I’m not ready to speculate there was a leak in Callais, yet. Rick’s post may just be an attempt to grapple with the fact that we still don’t have a decision yet. It is certainly likely that a fractured majority opinion will take more time. But if there is another article, in close proximity, about the Justices’ inability to form a five member bloc, I’ll update my speculation.

Finally, Rick closes with this admonition:

It’s possible that one or both of these Justices would throw out Gingles, perhaps citing constitutional avoidance. But it’s just as likely given Kavanaugh’s concurrence that he would vote to hold Section 2 unconstitutional.

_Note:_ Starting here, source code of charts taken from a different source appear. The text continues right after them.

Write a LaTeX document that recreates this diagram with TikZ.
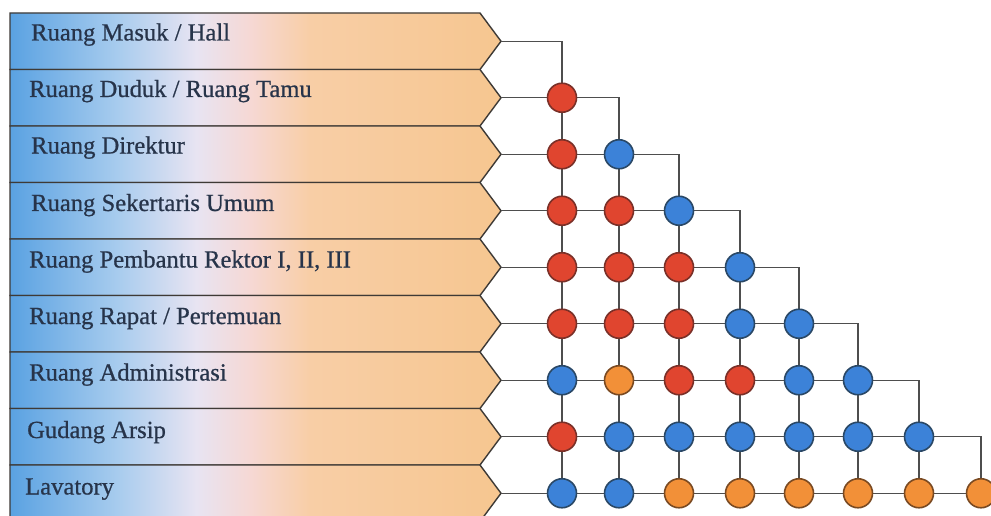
\documentclass[tikz,border=0pt]{standalone}
\usepackage{fontspec}
\setmainfont{Liberation Serif}
\newfontfamily\lblfont{Liberation Serif}[FakeBold=0.7]
\definecolor{bA}{HTML}{5AA2E2}
\definecolor{bB}{HTML}{A8CCEE}
\definecolor{bC}{HTML}{E8E4F2}
\definecolor{bD}{HTML}{F6D8D4}
\definecolor{bE}{HTML}{F8CEA6}
\definecolor{bF}{HTML}{F6C690}
\definecolor{bandline}{HTML}{3E3A36}
\definecolor{connline}{HTML}{4E4E4E}
\definecolor{txt}{HTML}{27344A}
\definecolor{redF}{HTML}{E0452F}
\definecolor{redD}{HTML}{7A3028}
\definecolor{bluF}{HTML}{3C82D8}
\definecolor{bluD}{HTML}{2A4866}
\definecolor{oraF}{HTML}{F29038}
\definecolor{oraD}{HTML}{7A4A22}
\pgfdeclarehorizontalshading{bandshade}{100bp}{color(0bp)=(bA); color(25bp)=(bA); color(36bp)=(bB); color(44bp)=(bC); color(49.5bp)=(bD); color(55.5bp)=(bE); color(75bp)=(bF); color(100bp)=(bF)}
\begin{document}
\begin{tikzpicture}[x=1pt,y=-1pt,
  band/.style={shading=bandshade, draw=bandline, line width=1.4pt},
  lbl/.style={anchor=base west, inner sep=0pt, text=txt, font=\lblfont\fontsize{24.6}{27}\selectfont},
  conn/.style={draw=connline, line width=1.4pt},
  dot/.style={circle, minimum size=29pt, inner sep=0pt, line width=1.6pt},
  dotR/.style={dot, fill=redF, draw=redD},
  dotB/.style={dot, fill=bluF, draw=bluD},
  dotO/.style={dot, fill=oraF, draw=oraD}]
\useasboundingbox (0,0) rectangle (991,516);
\clip (0,0) rectangle (991,516);
\fill[white] (0,0) rectangle (991,516);
\def\colx{{562,619,679,740,799,858,919,981}}
% bands
\foreach \r in {0,...,8} {
  \pgfmathsetmacro\tp{13+56.5*\r}
  \pgfmathsetmacro\cy{\tp+28.25}
  \pgfmathsetmacro\bt{\tp+56.5}
  \shade[band] (10,\tp) -- (480,\tp) -- (501,\cy) -- (480,\bt) -- (10,\bt) -- cycle;
  \coordinate (tip\r) at (501,\cy);
}
% grid points
\foreach \r in {0,...,8} {
  \foreach \c in {0,...,7} {
    \pgfmathsetmacro\gx{\colx[\c]}
    \pgfmathsetmacro\gy{41.25+56.5*\r}
    \coordinate (g-\r-\c) at (\gx,\gy);
  }
}
% labels
\node[lbl] (l0) at (31,40.5) {Ruang Masuk / Hall};
\node[lbl] (l1) at (29,97) {Ruang Duduk / Ruang Tamu};
\node[lbl] (l2) at (31,153.5) {Ruang Direktur};
\node[lbl] (l3) at (31,211) {Ruang Sekertaris Umum};
\node[lbl] (l4) at (29,267.5) {Ruang Pembantu Rektor I, II, III};
\node[lbl] (l5) at (29,324) {Ruang Rapat / Pertemuan};
\node[lbl] (l6) at (29,380.5) {Ruang Administrasi};
\node[lbl] (l7) at (27,438) {Gudang Arsip};
\node[lbl] (l8) at (25,494.5) {Lavatory};
% connectors
\foreach \r in {0,...,7} {
  \draw[conn] (tip\r) -- (g-\r-\r) -- (g-8-\r);
}
\draw[conn] (tip8) -- (g-8-7);
% circles
\foreach \r/\c/\k in {1/0/R,
  2/0/R, 2/1/B,
  3/0/R, 3/1/R, 3/2/B,
  4/0/R, 4/1/R, 4/2/R, 4/3/B,
  5/0/R, 5/1/R, 5/2/R, 5/3/B, 5/4/B,
  6/0/B, 6/1/O, 6/2/R, 6/3/R, 6/4/B, 6/5/B,
  7/0/R, 7/1/B, 7/2/B, 7/3/B, 7/4/B, 7/5/B, 7/6/B,
  8/0/B, 8/1/B, 8/2/O, 8/3/O, 8/4/O, 8/5/O, 8/6/O, 8/7/O} {
  \node[dot\k] (d-\r-\c) at (g-\r-\c) {};
}
\end{tikzpicture}
\end{document}
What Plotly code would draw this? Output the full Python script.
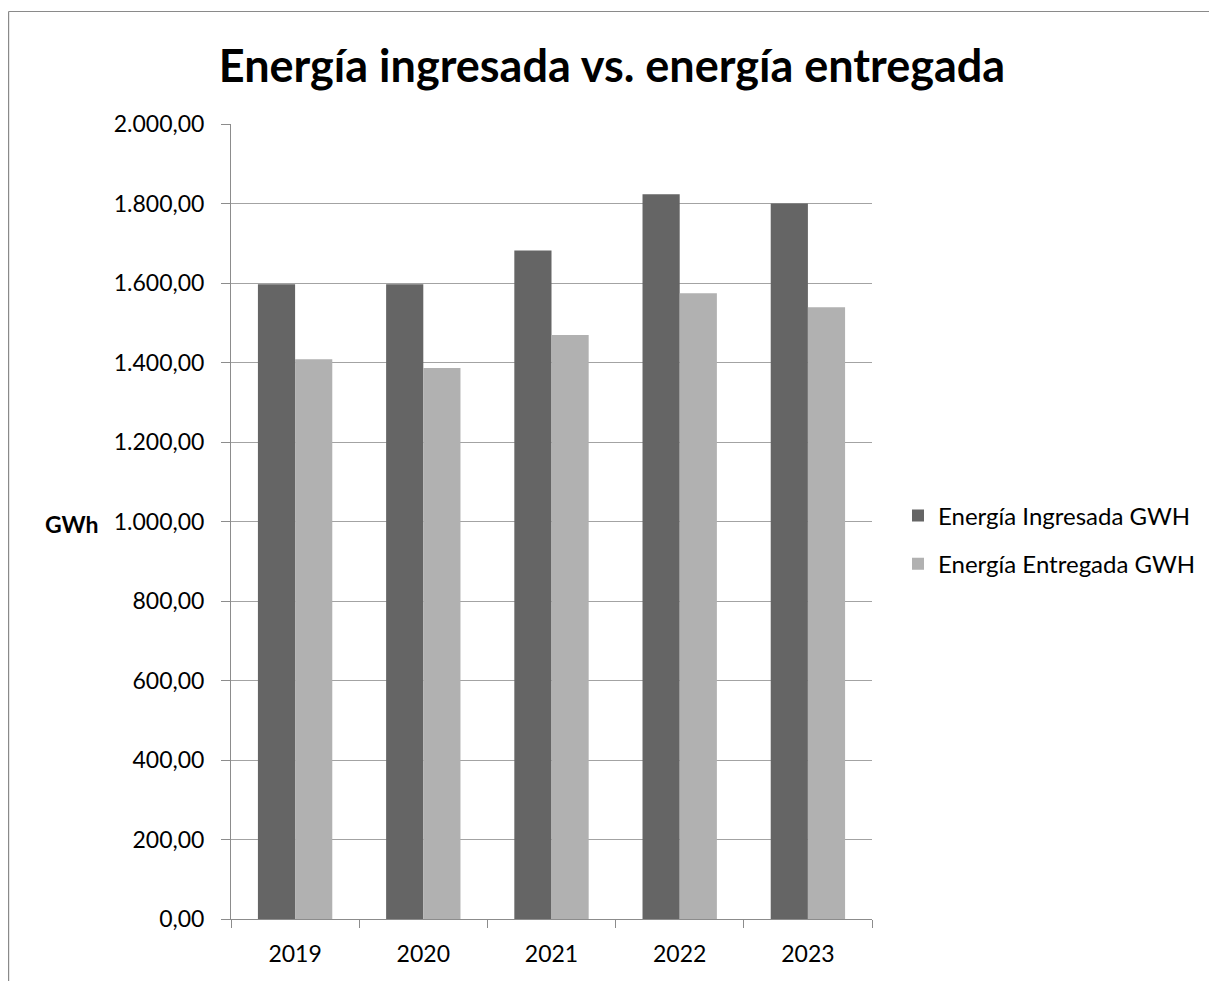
import plotly.graph_objects as go

years = ["2019", "2020", "2021", "2022", "2023"]
ingresada = [1597, 1597, 1682, 1823, 1800]
entregada = [1408, 1386, 1469, 1574, 1539]
series_names = ["Energía Ingresada GWH", "Energía Entregada GWH"]
title_text = "Energía ingresada vs. energía entregada"
y_title = "GWh"

FONT = "Lato"
OFF = 8  # page body margin

W, H = 1217 - OFF, 981 - OFF
L, T = 231 - OFF, 124 - OFF
R = W - (872 - OFF)
B = H - (919 - OFF)
pw = W - L - R
ph = H - T - B


def px_x(x_page):
    return (x_page - OFF - L) / pw


def px_y(y_page):
    return (H - B - (y_page - OFF)) / ph


fig = go.Figure()
fig.add_trace(go.Bar(x=years, y=ingresada, name=series_names[0],
                     marker=dict(color="#656565", line=dict(width=0)),
                     legendgroup="a"))
fig.add_trace(go.Bar(x=years, y=entregada, name=series_names[1],
                     marker=dict(color="#b1b1b1", line=dict(width=0)),
                     legendgroup="b"))

fig.update_layout(
    width=W, height=H,
    margin=dict(l=L, r=R, t=T, b=B, pad=0),
    paper_bgcolor="white", plot_bgcolor="white",
    separators=",.",
    barmode="group", bargap=0.42, bargroupgap=0,
    font=dict(family=FONT, size=23, color="black"),
    title=dict(text="<b>" + title_text + "</b>", x=px_x(612), xref="paper",
               xanchor="center", y=1 - (66 - OFF) / H, yanchor="middle",
               font=dict(family=FONT, size=45, color="black")),
    legend=dict(x=px_x(898), xref="paper", y=px_y(540), yanchor="middle",
                xanchor="left", font=dict(family=FONT, size=24),
                tracegroupgap=14, bgcolor="rgba(0,0,0,0)"),
    xaxis=dict(type="category", showline=True, linecolor="#8c8c8c", linewidth=1,
               ticks="outside", tickson="boundaries", ticklen=8, tickcolor="#8c8c8c",
               showgrid=False, tickfont=dict(family=FONT, size=23), ticklabelstandoff=14),
    yaxis=dict(range=[0, 2000], dtick=200, tickformat=",.2f", showline=True,
               linecolor="#8c8c8c", linewidth=1, ticks="outside", ticklen=9,
               tickcolor="#8c8c8c", showgrid=True, gridcolor="#a3a3a3", gridwidth=1,
               zeroline=False, tickfont=dict(family=FONT, size=23), ticklabelstandoff=12),
    showlegend=True,
)

fig.add_annotation(text="<b>" + y_title + "</b>", xref="paper", yref="paper",
                   x=px_x(71.5), y=px_y(524), showarrow=False, xanchor="center",
                   yanchor="middle", font=dict(family=FONT, size=23, color="black"))

border = "#8a8a8a"
for x0, y0, x1, y1 in [(8.6, 11.5, 1217, 11.5), (8.6, 11.5, 8.6, 990)]:
    fig.add_shape(type="line", xref="paper", yref="paper",
                  x0=px_x(x0), y0=px_y(y0), x1=px_x(x1), y1=px_y(y1),
                  line=dict(color=border, width=1.2))

fig.write_html("out.html")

That might make a majority in theory to overturn Section 2 as unconstitutional, but the Court would take a big political hit in an election year. Not sure that Kavanaugh and Alito would want to hurt the Republican Party further in the midterms.

I still believe that the Justices are trying to get the law right, and not trying to help one political party over the other. But we have seen this charge so many times. We heard it while the Affordable Care Act case was pending, while King v. Burwell was pending, while Dobbs was pending, while Trump v. United States was pending, and so on. We are always one year away from a general or midterm election. Is it the case that conservative judges can only do conservative things in odd-numbered years? If the conservatives on the Court wanted to help the Republican party in perpetuity, they would follow Justice Alito’s lead. I am not at all convinced that any districts will be swayed in the slightest based on what the Supreme Court does here. Indeed, that is the point of partisan gerrymandering. If Section 2 is gone, swing districts that could be swayed by a Supreme Court decision will fade away. We should not be blind to the asymmetry that the Voting Rights Act helps only one side of the aisle.

Update: Rick replies that I am delusional.